Valuations of US equities point to moderate returns in coming years
November 15, 2018

How expensive are US stocks? By conventional standards, the answer is 'very'. The dividend yield on the S&P 500, at 1.9 per cent, is far below its average of 4.3 per cent since data began in 1871. And the cyclically adjusted price-earnings (PE) ratio, at 31, is almost twice its long-term average.

These measures, however, aren’t terribly useful. They have signalled for years that shares are overvalued and yet, until very recently, the market has powered ahead. If you’d acted on conventional valuations you would have missed out on a long bull market.

We therefore need some different measures. My chart shows three. All are taken from the Federal Reserve’s US financial accounts data. They refer to non-financial corporations operating in the US.

Our first measure is the dividend yield, which has been quite stable as you’d expect. My second is a version of the earnings yield – pre-tax profits as a percentage of the market value of equities. This was very high in the early 1980s partly because high interest rates caused future profits to be discounted very heavily.

My third measure is the cash flow yield. This is based on the fact that dividends are not the only way in which companies give investors cash. They also do so by buying back shares or by buying other companies with cash. The cash flow yield adds these sources of cash to dividends, and subtracts rights issues. The cash flow yield was negative in the early 1970s and late 1990s because the latter were big.

Since 2000 the cash flow yield has been above the dividend yield because companies have distributed cash to investors in the form of buybacks as well as dividends.

All three of these measures are now below their 30-year average. In the case of the dividend yield, this fact is exacerbated by an accounting quirk. President Trump’s tax changes encouraged companies to bring in cash they had previously hoarded overseas. These inflows, however, have been recorded as negative dividends and so have artificially depressed the dividend yield. This is just temporary. Much of this cash will be given to shareholders. In fact, a lot already has: share buybacks hit a record high in the second quarter (the latest period for which we have data).

In a sense, of course, we should expect these yields to be low. After all, yields on cash and bonds are low by the standards of the past 30 years, so yields on corporate assets should be low too. But does this tell us anything about future returns?

In the case of the cash flow yield, no. Since 1990 the correlation between this and subsequent three-year changes in share prices has been zero. Cash flow yields looked high in 2006-07, which made shares look attractive – just before they crashed.

This shouldn’t be surprising. Big share buybacks can be a sign that companies have no good ways of investing their money. That should be a sign of low future growth, which should mean low future returns. Worse still, buybacks tend to be high when financial conditions are loose enough to allow companies to take on more debt. That can be a sign that bankers and bond investors are overconfident, and hence that we’re heading for trouble.

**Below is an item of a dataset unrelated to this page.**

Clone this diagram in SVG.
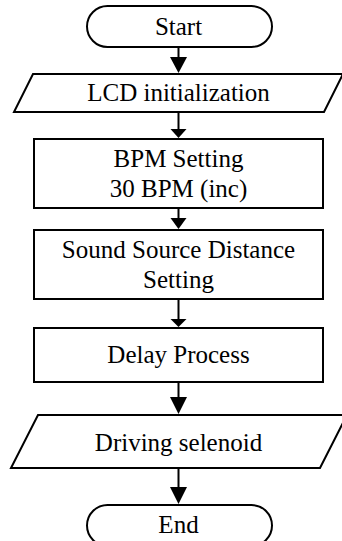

The dividend yield, on the other hand, does have a significant correlation with subsequent three-year price changes. If we look through the recent artificial dip in it, it points to prices rising moderately in the next three years, albeit with around a one-in-five chance of a fall. This is because the yield is not so far below its recent average as to send a strongly bearish signal.

Much the same is true of the profits yield. It points to slightly smaller price rises than does the dividend yield, with around a one-in-three chance of a fall.

Neither of these indicators, however, add anything to what a naïve forecaster would expect – which would be for shares to rise a little because they normally do so simply as a reward for their riskiness. In this sense, valuations are sending no signal – neither a good one nor bad.

Yes, valuations matter in some times and places: the dividend yield has been a worthwhile predictor of medium-term UK returns for example. In the US right now, however, they are just not telling us much.